PROXIMAL TIBIAL FRACTURES

Tibial plateau fractures compose approximately 1% of all fractures with lateral plateau fractures being the most common type. Post-traumatic osteoarthritis can develop in patients following a tibial plateau fracture. This may be caused by initial trauma to the tibial plateau cartilage. Furthermore, an altered axial loading pattern to the tibial plateau caused by articular incongruence can also influence the development of osteoarthritis. Our research focuses on understanding the risk factors for osteoarthritis following these injuries. We also aim to determine the optimal diagnostic and operative treatment strategies for fractures of the proximal tibia.

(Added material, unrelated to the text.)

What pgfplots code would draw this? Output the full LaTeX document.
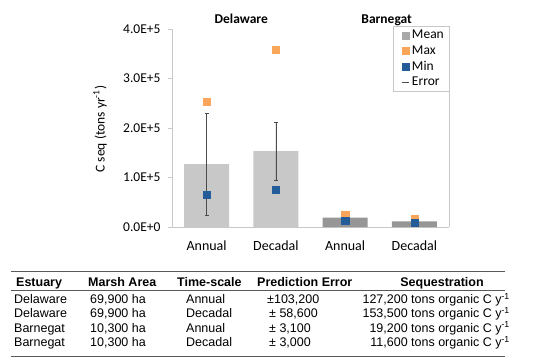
\documentclass[border=0pt]{standalone}
\usepackage{pgfplots}
\pgfplotsset{compat=1.18}
\usepackage{fontspec}
\setmainfont{Carlito}
\newfontfamily\arial{Liberation Sans}
\definecolor{lgrey}{RGB}{200,200,200}
\definecolor{dgrey}{RGB}{150,150,150}
\definecolor{mgrey}{RGB}{168,168,168}
\definecolor{myorange}{RGB}{250,166,90}
\definecolor{myblue}{RGB}{35,92,152}
\definecolor{axgrey}{RGB}{200,200,200}
\begin{document}
\begin{tikzpicture}
\useasboundingbox (0,0) rectangle (550bp,-361bp);
\begin{axis}[
  at={(172bp,-227bp)}, anchor=south west,
  scale only axis, width=277bp, height=198bp,
  xmin=-0.5, xmax=3.5, ymin=0, ymax=400000,
  axis x line*=bottom, axis y line*=left,
  axis line style={axgrey, line width=0.8bp},
  xtick={0,1,2,3}, xticklabels={Annual,Decadal,Annual,Decadal},
  extra x ticks={-0.5,0.5,1.5,2.5,3.5}, extra x tick labels={},
  extra x tick style={major tick length=4bp, tick style={axgrey, line width=0.8bp}},
  x tick style={draw=none},
  x tick label style={font=\fontsize{14bp}{16bp}\selectfont, yshift=-6bp},
  ytick={0,100000,200000,300000,400000},
  yticklabels={0.0E+0,1.0E+5,2.0E+5,3.0E+5,4.0E+5},
  y tick label style={font=\fontsize{13.5bp}{15bp}\selectfont, xshift=-4bp},
  y tick style={axgrey, line width=0.8bp},
  tick align=outside, major tick length=4bp,
  scaled y ticks=false,
  clip=false,
  legend style={at={(rel axis cs:1,1.015)}, anchor=north east, draw=axgrey, font=\fontsize{13.5bp}{14bp}\selectfont,
     row sep=1.2bp, inner xsep=3bp, inner ysep=2bp, cells={anchor=west}, legend cell align=left},
]
\addplot[forget plot, ybar, bar width=45bp, fill=lgrey, draw=none,
  error bars/.cd, y dir=both, y explicit, error bar style={black!70, line width=0.6bp}, error mark options={black!70, mark size=2bp, line width=0.6bp, rotate=90}]
  coordinates {(0,127200) +- (0,103200) (1,153500) +- (0,58600)};
\addplot[forget plot, ybar, bar width=45bp, fill=dgrey, draw=none,
  error bars/.cd, y dir=both, y explicit, error bar style={black!70, line width=0.6bp}, error mark options={black!70, mark size=2bp, line width=0.6bp, rotate=90}]
  coordinates {(2,19200) +- (0,3100) (3,11600) +- (0,3000)};
\addplot[forget plot, only marks, mark=square*, mark size=3.6bp, color=myorange]
  coordinates {(0,253000) (1,358000) (2,24000) (3,17000)};
\addplot[forget plot, only marks, mark=square*, mark size=3.6bp, color=myblue]
  coordinates {(0,66000) (1,75000) (2,13000) (3,9000)};
\addlegendimage{legend image code/.code={\fill[mgrey] (6bp,-3.5bp) rectangle (13bp,3.5bp); \path[draw=none, fill=none] (0bp,0bp) rectangle (14bp,0.1bp);}}
\addlegendentry{Mean}
\addlegendimage{legend image code/.code={\fill[myorange] (6bp,-3.5bp) rectangle (13bp,3.5bp); \path[draw=none, fill=none] (0bp,0bp) rectangle (14bp,0.1bp);}}
\addlegendentry{Max}
\addlegendimage{legend image code/.code={\fill[myblue] (6bp,-3.5bp) rectangle (13bp,3.5bp); \path[draw=none, fill=none] (0bp,0bp) rectangle (14bp,0.1bp);}}
\addlegendentry{Min}
\addlegendimage{legend image code/.code={\draw[black!70, line width=0.8bp] (6bp,0bp) -- (13bp,0bp); \path[draw=none, fill=none] (0bp,0bp) rectangle (14bp,0.1bp);}}
\addlegendentry{Error}
\draw[axgrey, line width=0.8bp] (rel axis cs:1,0) -- (rel axis cs:1,1);
\node[font=\bfseries\fontsize{13.5bp}{15bp}\selectfont, anchor=base] at (axis cs:0.5,412000) {Delaware};
\node[font=\bfseries\fontsize{13.5bp}{15bp}\selectfont, anchor=base] at (axis cs:2.6,412000) {Barnegat};
\end{axis}
\node[rotate=90, anchor=center, font=\fontsize{13.5bp}{15bp}\selectfont] at (100bp,-129bp) {C seq (tons yr\textsuperscript{-1})};
% table
\begin{scope}[every node/.style={inner sep=0pt, font=\arial\fontsize{12.5bp}{14bp}\selectfont}]
\draw[black!65, line width=1.3bp] (11bp,-271.5bp) -- (505bp,-271.5bp);
\draw[black!65, line width=0.5bp] (11bp,-290bp) -- (505bp,-290bp);
\draw[black!65, line width=1.3bp] (11bp,-356.5bp) -- (505bp,-356.5bp);
\node[anchor=base west, font=\arial\bfseries\fontsize{12.5bp}{14bp}\selectfont] at (16bp,-286bp) {Estuary};
\node[anchor=base west, font=\arial\bfseries\fontsize{12.5bp}{14bp}\selectfont] at (88bp,-286bp) {Marsh Area};
\node[anchor=base west, font=\arial\bfseries\fontsize{12.5bp}{14bp}\selectfont] at (177bp,-286bp) {Time-scale};
\node[anchor=base west, font=\arial\bfseries\fontsize{12.5bp}{14bp}\selectfont] at (257bp,-286bp) {Prediction Error};
\node[anchor=base, font=\arial\bfseries\fontsize{12.5bp}{14bp}\selectfont] at (442bp,-286bp) {Sequestration};
% rows
\node[anchor=base west] at (14bp,-303.5bp) {Delaware};
\node[anchor=base west] at (90bp,-303.5bp) {69,900 ha};
\node[anchor=base west] at (186bp,-303.5bp) {Annual};
\node[anchor=base west] at (267bp,-303.5bp) {±103,200};
\node[anchor=base east] at (510bp,-303.5bp) {127,200 tons organic C y\textsuperscript{-1}};
\node[anchor=base west] at (14bp,-317.9bp) {Delaware};
\node[anchor=base west] at (90bp,-317.9bp) {69,900 ha};
\node[anchor=base west] at (186bp,-317.9bp) {Decadal};
\node[anchor=base west] at (269bp,-317.9bp) {± 58,600};
\node[anchor=base east] at (510bp,-317.9bp) {153,500 tons organic C y\textsuperscript{-1}};
\node[anchor=base west] at (14bp,-332.3bp) {Barnegat};
\node[anchor=base west] at (90bp,-332.3bp) {10,300 ha};
\node[anchor=base west] at (186bp,-332.3bp) {Annual};
\node[anchor=base west] at (269bp,-332.3bp) {± 3,100};
\node[anchor=base east] at (510bp,-332.3bp) {19,200 tons organic C y\textsuperscript{-1}};
\node[anchor=base west] at (14bp,-346.8bp) {Barnegat};
\node[anchor=base west] at (90bp,-346.8bp) {10,300 ha};
\node[anchor=base west] at (186bp,-346.8bp) {Decadal};
\node[anchor=base west] at (269bp,-346.8bp) {± 3,000};
\node[anchor=base east] at (510bp,-346.8bp) {11,600 tons organic C y\textsuperscript{-1}};
\end{scope}
\end{tikzpicture}
\end{document}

A special focus is on understanding how to minimize deep postoperative infection following surgical treatment of these fractures.

 

ANKLE FRACTURES

Ankle fractures are among the most frequent surgically treated fractures. The operative treatment of these fractures can be associated with several complications such as malreduction and infection. As the population continues to age, the number of elderly patients with comorbidities sustaining ankle fractures will increase and therefore an increase in complications related to ankle fracture surgery is also expected. Our research projects focus on understanding the risk factors for deep infection and postoperative malreduction. We are also studying the treatment and outcomes of complex open ankle fractures with special emphasis on flap reconstruction for management of soft-tissue defects.